R&B Production Tips: Creating Smooth, Soulful Instrumentals
R&B production is an art form that sits at the intersection of groove, melody, and emotion. After producing hundreds of R&B instrumentals over my career, I've developed a set of principles that consistently create beats artists want to sing over. Here's what works.
The Foundation: Drums and Groove
Keep It Subtle R&B drums should feel, not punch. Unlike hip hop where the kick and snare dominate, R&B drums sit in the pocket and let the melody and chords breathe. Use softer drum samples — vintage drum machines (LinnDrum, TR-808 rim shots) and live drum sounds work beautifully.
Swing Is Everything Add 55-65% swing to your hi-hats and percussion. This creates that laid-back, behind-the-beat feel that defines classic R&B. If your drums feel robotic, increase the swing until they groove.

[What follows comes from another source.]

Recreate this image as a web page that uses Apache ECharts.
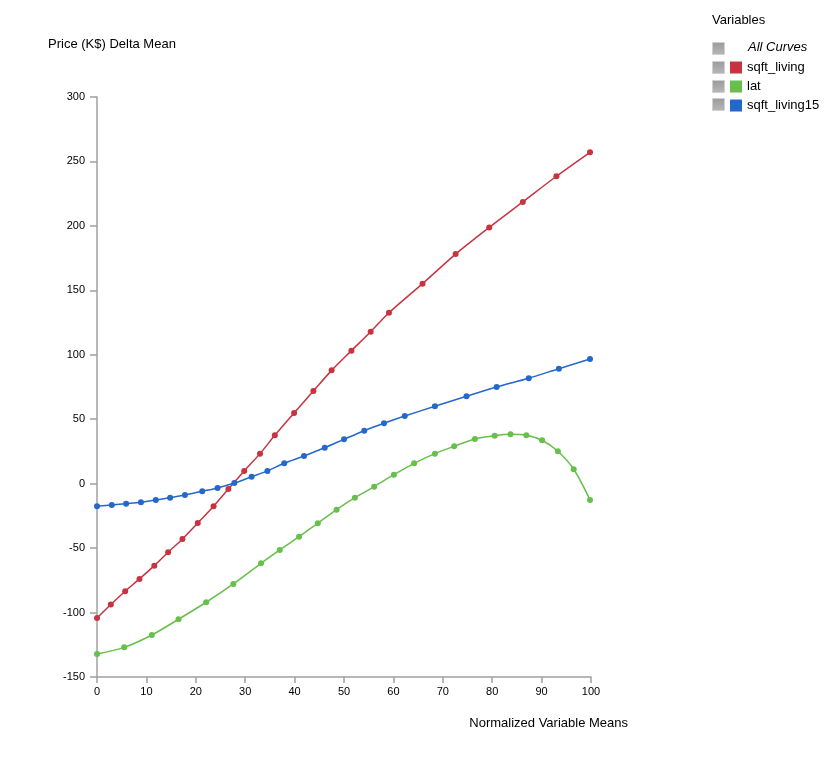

Layer Your Percussion Don't rely on just kick, snare, and hi-hat. Add shakers, finger snaps, tambourine, and subtle percussion loops. Each layer should be barely noticeable on its own but add up to a rich, organic groove.
Chords and Harmony
Learn Extended Chords Basic major and minor triads won't cut it in R&B. You need: - **7th chords** (Cmaj7, Dm7, G7) - **9th chords** (Am9, Fmaj9) - **11th and 13th chords** for that neo-soul flavor - **Diminished and augmented** chords for tension and release
Chord Progressions That Work Some classic R&B progressions to get you started: - **ii - V - I** (Dm7 - G7 - Cmaj7): The jazz standard that never gets old - **I - vi - IV - V** (C - Am - F - G): Timeless and emotional - **vi - IV - I - V** (Am - F - C - G): Modern R&B staple - **I - iii - vi - IV** (C - Em - Am - F): Beautiful descending feeling
Use Inversions Don't play every chord in root position. Inversions create smoother voice leading — the notes move less between chords, creating a silky, connected feel. This is what separates amateur R&B from professional production.
Melody and Sound Design
Rhodes and Electric Piano The Fender Rhodes is the sound of R&B. Use it for chords, melodies, and fills. Modern VSTs like Keyscape, Scarbee, and Lounge Lizard give you incredibly realistic Rhodes sounds. Layer it with a subtle pad for warmth.
Bass: Warm and Round R&B bass should be warm, round, and melodic. A Moog-style bass or a P-Bass plugin works perfectly. The bass should complement the vocal melody, not compete with it. Keep it simple — root notes with occasional fills.
Strings and Pads Lush string arrangements can elevate an R&B beat from good to extraordinary. Use violins and cellos for emotional swells, and synth pads for atmospheric warmth. Keep them in the background — they should be felt more than heard.
Arrangement Tips
Leave Space for Vocals This is the most important principle. R&B beats exist to support the singer. Leave the midrange (1-5 kHz) relatively open for vocals. Don't fill every gap with instrumentation — silence is a powerful tool.
Build Gradually Start minimal and add elements as the song progresses. A verse might be just drums, bass, and a Rhodes. The chorus adds strings, harmonies, and a wider pad. The bridge strips back to almost nothing before the final chorus hits full.
Use Live Elements Even a single live instrument — a guitar lick, a bass line, a keyboard part — can make a programmed beat feel alive. If you can play anything, record it. The imperfections are what give R&B its soul.
Mixing for R&B
- Keep the overall mix warm. Don't over-brighten.
- Use analog-style saturation on the master bus for warmth.
- Reverb is your friend — plate reverb on vocals, room reverb on drums.
- Low-pass filter harsh digital synths to soften them.
- Pan instruments wide to create space in the center for vocals.
The Secret Ingredient
The best R&B beats come from genuine emotion. Before you start producing, listen to the artists who inspire you. Feel the mood. Then translate that feeling into your music. Technical skill gets you to the door, but emotion opens it.